The only name that was visible on the Foreign Investment Promotion Board’s list was Caldwell Asset Management Co, which had applied for permission to buy 4 per cent in BSE.

Reuters reported that the US asset manager Atticus Capital, the second-biggest shareholder in Deutsche Boerse, had announced an affiliate had bought a 4 percent stake in the BSE.

The BSE, which announced with much fanfare the 10 per cent shares it placed with Deutsche Bourse and Singapore Stock Exchange, is silent about the rest of investors.

“The investments are of the nature of private placement and governed by a confidentiality clause,” said TV Raghunath, executive director (investment banking), Kotak Mahindra Capital, the company that is in charge of the BSE deal.

Sources who were party to the deal said only 91 per cent (3,443,806 shares) of the shares tendered by the brokers were taken up for private placement.

At Rs 5,200 a share, the market capitalisation of the BSE is around $1 billion.

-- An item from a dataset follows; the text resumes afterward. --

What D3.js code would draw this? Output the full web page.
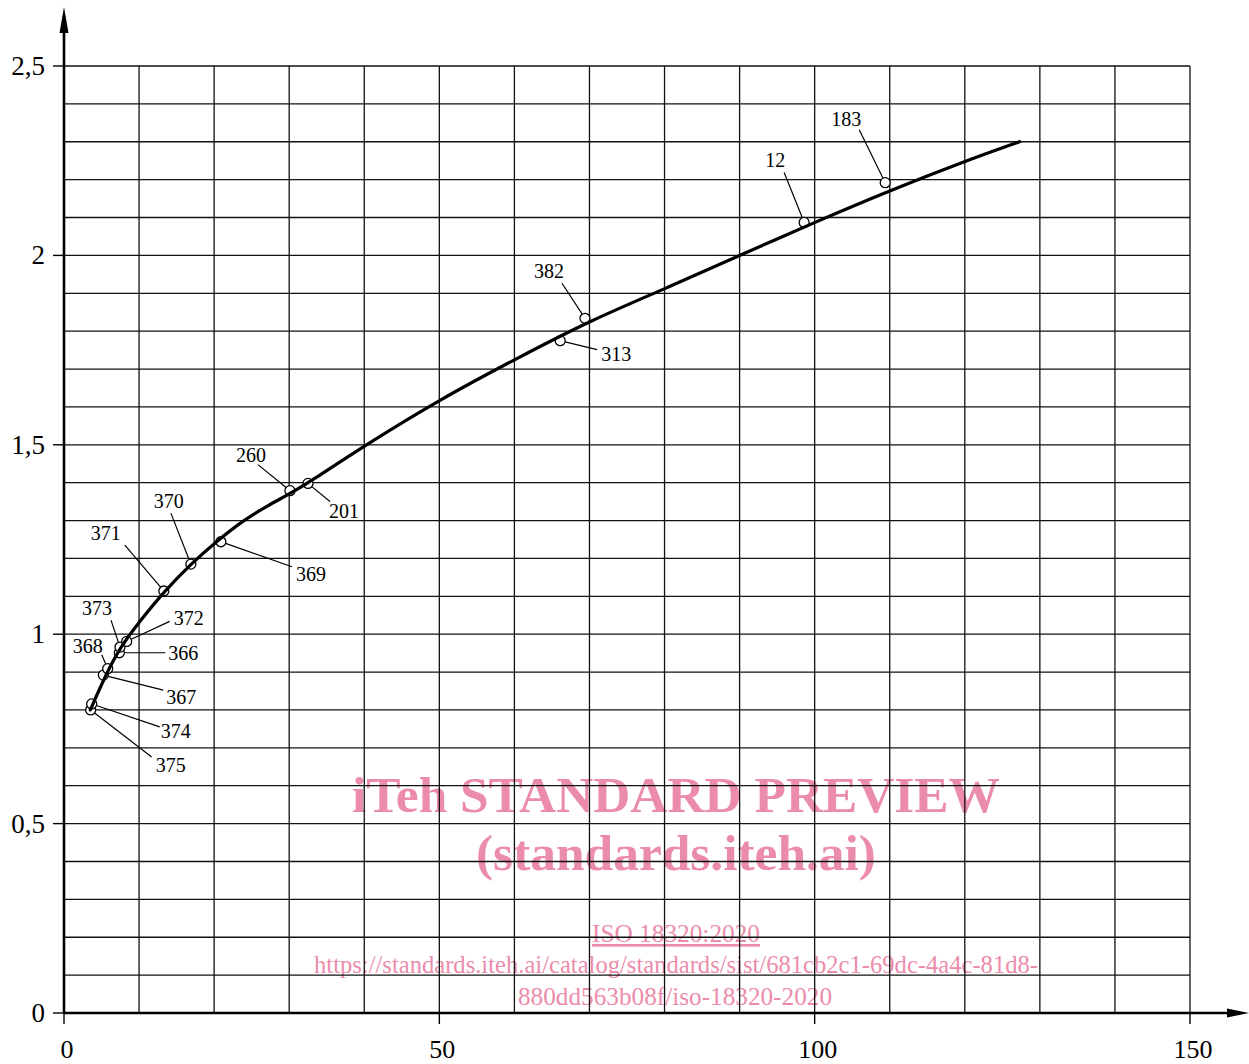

“With this placement the brokers’ ownership should be down to 48-49 per cent in the exchange,” said one broker not willing to be identified.

For instance, brokers who tendered their entire holding of 10,000 shares were paid Rs 4.74 crore, at Rs 5,200 each for the 9,123 shares that have been absorbed. Members also said the rest of the shares they held would attract a one-year lock-in, if and when there was an initial public offering.